As I look back over my posts from this week a year ago, I’m struck by things I had forgotten. 1. Lynette’s speech difficulties lasted longer than I remembered. 2. I had forgotten that problems with fluid on her RIGHT lung became obvious early in the week. She had had a “pleural drain” inserted on her LEFT lung at MD Anderson on November 10. She had, of course, had breathing difficulties that showed up intensely on Thanksgiving Day and she had come home on oxygen. Fluid accumulation on her RIGHT lung was new. That tells me that “disease progression” had accelerated. Whether that progression was behind her neurological difficulties is not something we ever got answered and is, maybe, not that important now. 3. I began the week believing that we could still have a goal of her returning to mobility and handling her Activities of Daily Living to a degree that would allow her to return to MD Anderson for the Clinical Trial. She had said “You hide and watch” to indicate HER confidence in that same goal.
I know that by Tuesday or Wednesday of that week, I was becoming skeptical that this was going to happen. I had a lengthy Facebook Messenger conversation with Clare Richardson Biedenharn about how she had come to decide that her husband Jim needed to move into Hospice care. The way I framed the question was “How did you know it was time to stop?” By Thursday, December 7, I had not come to decide it was time for US to stop, but the question was now in my mind and heart and in conversation with another person walking the same path.

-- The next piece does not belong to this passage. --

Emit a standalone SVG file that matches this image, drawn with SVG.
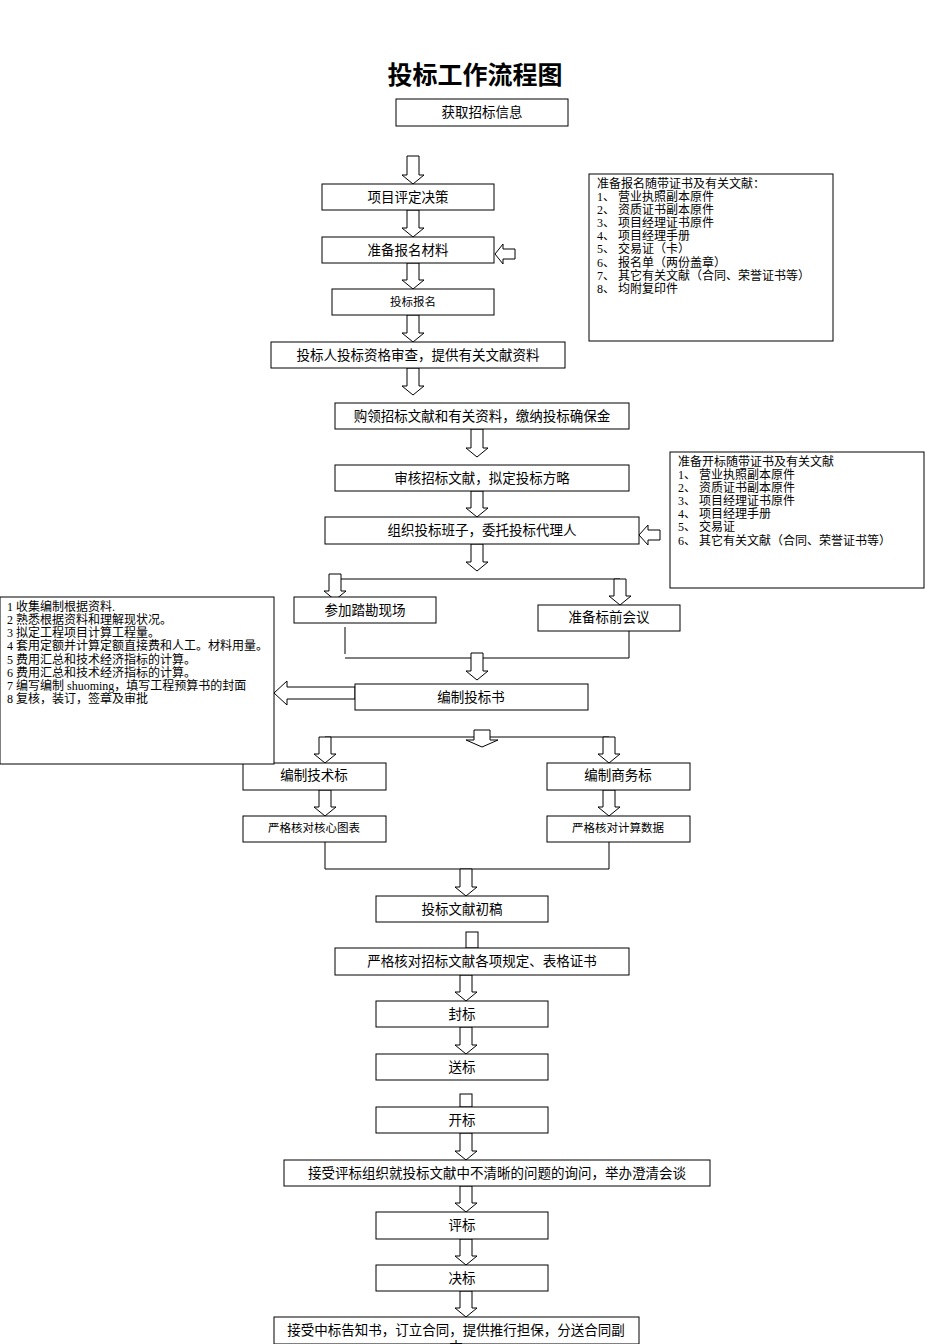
<svg xmlns="http://www.w3.org/2000/svg" width="950" height="1344" viewBox="0 0 950 1344">
<style>
.b{fill:#fff;stroke:#000;stroke-width:1}
.t{font-family:"Liberation Serif","Noto Sans CJK SC",serif;font-size:13.5px;text-anchor:middle;fill:#000}
.s{font-size:11.5px}
.n{font-family:"Liberation Serif","Noto Sans CJK SC",serif;font-size:12px;fill:#000}
.a{fill:#fff;stroke:#000;stroke-width:1}
.l{fill:none;stroke:#000;stroke-width:1}
</style>
<rect width="950" height="1344" fill="#fff"/>
<text x="475" y="84" style="font-family:'Liberation Serif','Noto Sans CJK SC',serif;font-size:25px;font-weight:bold" text-anchor="middle">投标工作流程图</text>

<g id="connectors">
<path class="a" d="M407,156h12v19h5l-11,9l-11,-9h5z"/>
<path class="a" d="M407,210h12v18h5l-11,9l-11,-9h5z"/>
<path class="a" d="M407,263h12v17h5l-11,9l-11,-9h5z"/>
<path class="a" d="M407,315h12v18h5l-11,9l-11,-9h5z"/>
<path class="a" d="M407,368h12v18h5l-11,9l-11,-9h5z"/>
<path class="a" d="M471,429h12v19h5l-11,9l-11,-9h5z"/>
<path class="a" d="M471,491h12v17h5l-11,9l-11,-9h5z"/>
<path class="a" d="M471,544h12v18h5l-11,9l-11,-9h5z"/>
<path class="l" d="M335,579H620"/>
<path class="a" d="M329,574h12v17h5l-11,9l-11,-9h5z"/>
<path class="a" d="M614,579h12v17h5l-11,9l-11,-9h5z"/>
<path class="l" d="M345,627v27M345,658H629V631"/>
<path class="a" d="M471,653h12v18h5l-11,9l-11,-9h5z"/>
<path class="a" d="M355,687v12h-68v6l-13,-12l13,-12v6z"/>
<path class="a" d="M515,249v10h-12v5l-8,-10l8,-10v5z"/>
<path class="a" d="M660,530v10h-12v5l-9,-10l9,-10v5z"/>
<path class="l" d="M325,737H609"/>
<path class="a" d="M474,730h16v10h8l-16,7l-16,-7h8z"/>
<path class="a" d="M319,737h12v17h5l-11,9l-11,-9h5z"/>
<path class="a" d="M603,737h12v17h5l-11,9l-11,-9h5z"/>
<path class="a" d="M319,790h12v17h5l-11,9l-11,-9h5z"/>
<path class="a" d="M603,790h12v17h5l-11,9l-11,-9h5z"/>
<path class="l" d="M325,842v27H609V842"/>
<path class="a" d="M460,869h12v18h5l-11,9l-11,-9h5z"/>
<rect class="a" x="466" y="932" width="12" height="16"/>
<path class="a" d="M460,975h12v17h5l-11,9l-11,-9h5z"/>
<path class="a" d="M460,1027h12v18h5l-11,9l-11,-9h5z"/>
<rect class="a" x="460" y="1094" width="12" height="13"/>
<path class="a" d="M460,1133h12v18h5l-11,9l-11,-9h5z"/>
<path class="a" d="M460,1186h12v17h5l-11,9l-11,-9h5z"/>
<path class="a" d="M460,1239h12v17h5l-11,9l-11,-9h5z"/>
<path class="a" d="M460,1291h12v17h5l-11,9l-11,-9h5z"/>
</g>

<g id="n1"><rect class="b" x="396" y="99" width="172" height="27"/><text class="t" x="482" y="117">获取招标信息</text></g>
<g id="n2"><rect class="b" x="322" y="184" width="172" height="26"/><text class="t" x="408" y="202">项目评定决策</text></g>
<g id="n3"><rect class="b" x="322" y="237" width="172" height="26"/><text class="t" x="408" y="255">准备报名材料</text></g>
<g id="n4"><rect class="b" x="332" y="289" width="162" height="26"/><text class="t s" x="413" y="306">投标报名</text></g>
<g id="n5"><rect class="b" x="271" y="342" width="294" height="26"/><text class="t" x="418" y="360">投标人投标资格审查，提供有关文献资料</text></g>
<g id="n6"><rect class="b" x="335" y="403" width="294" height="26"/><text class="t" x="482" y="421">购领招标文献和有关资料，缴纳投标确保金</text></g>
<g id="n7"><rect class="b" x="335" y="465" width="294" height="26"/><text class="t" x="482" y="483">审核招标文献，拟定投标方略</text></g>
<g id="n8"><rect class="b" x="325" y="517" width="314" height="27"/><text class="t" x="482" y="535">组织投标班子，委托投标代理人</text></g>
<g id="n9"><rect class="b" x="294" y="597" width="142" height="26"/><text class="t" x="365" y="615">参加踏勘现场</text></g>
<g id="n10"><rect class="b" x="538" y="605" width="142" height="26"/><text class="t" x="609" y="622">准备标前会议</text></g>
<g id="n11"><rect class="b" x="355" y="684" width="233" height="26"/><text class="t" x="471" y="702">编制投标书</text></g>
<g id="n12"><rect class="b" x="243" y="763" width="143" height="27"/><text class="t" x="314" y="780">编制技术标</text></g>
<g id="n13"><rect class="b" x="547" y="763" width="143" height="27"/><text class="t" x="618" y="780">编制商务标</text></g>
<g id="n14"><rect class="b" x="243" y="816" width="143" height="26"/><text class="t s" x="314" y="832">严格核对核心图表</text></g>
<g id="n15"><rect class="b" x="547" y="816" width="143" height="26"/><text class="t s" x="618" y="832">严格核对计算数据</text></g>
<g id="n16"><rect class="b" x="376" y="896" width="172" height="26"/><text class="t" x="462" y="914">投标文献初稿</text></g>
<g id="n17"><rect class="b" x="335" y="948" width="294" height="27"/><text class="t" x="482" y="966">严格核对招标文献各项规定、表格证书</text></g>
<g id="n18"><rect class="b" x="376" y="1001" width="172" height="26"/><text class="t" x="462" y="1019">封标</text></g>
<g id="n19"><rect class="b" x="376" y="1054" width="172" height="26"/><text class="t" x="462" y="1072">送标</text></g>
<g id="n20"><rect class="b" x="376" y="1107" width="172" height="26"/><text class="t" x="462" y="1125">开标</text></g>
<g id="n21"><rect class="b" x="284" y="1160" width="426" height="26"/><text class="t" x="497" y="1178">接受评标组织就投标文献中不清晰的问题的询问，举办澄清会谈</text></g>
<g id="n22"><rect class="b" x="376" y="1212" width="172" height="27"/><text class="t" x="462" y="1230">评标</text></g>
<g id="n23"><rect class="b" x="376" y="1265" width="172" height="26"/><text class="t" x="462" y="1283">决标</text></g>
<g id="n24"><rect class="b" x="274" y="1317" width="365" height="27"/><text class="t" x="456" y="1335">接受中标告知书，订立合同，提供推行担保，分送合同副</text><text class="t" x="456" y="1352">本</text></g>

<g id="note1"><rect class="b" x="589" y="174" width="244" height="167"/>
<text class="n" x="597" y="188">准备报名随带证书及有关文献：</text>
<text class="n" x="597" y="201">1、 营业执照副本原件</text>
<text class="n" x="597" y="214">2、 资质证书副本原件</text>
<text class="n" x="597" y="227">3、 项目经理证书原件</text>
<text class="n" x="597" y="240">4、 项目经理手册</text>
<text class="n" x="597" y="253">5、 交易证（卡）</text>
<text class="n" x="597" y="267">6、 报名单（两份盖章）</text>
<text class="n" x="597" y="280">7、 其它有关文献（合同、荣誉证书等）</text>
<text class="n" x="597" y="293">8、 均附复印件</text>
</g>
<g id="note2"><rect class="b" x="670" y="452" width="254" height="136"/>
<text class="n" x="678" y="466">准备开标随带证书及有关文献</text>
<text class="n" x="678" y="479">1、 营业执照副本原件</text>
<text class="n" x="678" y="492">2、 资质证书副本原件</text>
<text class="n" x="678" y="505">3、 项目经理证书原件</text>
<text class="n" x="678" y="518">4、 项目经理手册</text>
<text class="n" x="678" y="531">5、 交易证</text>
<text class="n" x="678" y="545">6、 其它有关文献（合同、荣誉证书等）</text>
</g>
<g id="note3"><rect class="b" x="0" y="597" width="274" height="167"/>
<text class="n" x="7" y="611">1 收集编制根据资料.</text>
<text class="n" x="7" y="624">2 熟悉根据资料和理解现状况。</text>
<text class="n" x="7" y="637">3 拟定工程项目计算工程量。</text>
<text class="n" x="7" y="650">4 套用定额并计算定额直接费和人工。材料用量。</text>
<text class="n" x="7" y="664">5 费用汇总和技术经济指标的计算。</text>
<text class="n" x="7" y="677">6 费用汇总和技术经济指标的计算。</text>
<text class="n" x="7" y="690">7 编写编制 shuoming，填写工程预算书的封面</text>
<text class="n" x="7" y="703">8 复核，装订，签章及审批</text>
</g>
</svg>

I watched Lynette during those days doing her level best to cooperate with the Occupational and Physical Therapists. She was always “game” to try what they asked and always pleasant and cordial with anyone who came into the room. It’s also the job of such persons to be encouraging. The combination of “optimisms” may have been a little misleading to me.
The circumstances of Lynette’s being at St. Dominic’s meant that the hosptialists overseeing her care were not as familiar with her case as they might have been. It took until Thursday, December 7 for the St. D. hospitalists and Lynette’s UMMC oncologists to get into contact. New scans were ordered for December 7 and 8 to see where things stood with the “disease progression.” Lynette’s last UMMC scans had been in September and her last scans at MD Anderson had been in early November. Things certainly CAN change in that time.
I’m holding the rest of this story until tomorrow. In many ways, December 8, 2017 was the worst day. While some details from earlier in the week had become fuzzy, the details of THAT day are ones I will never forget.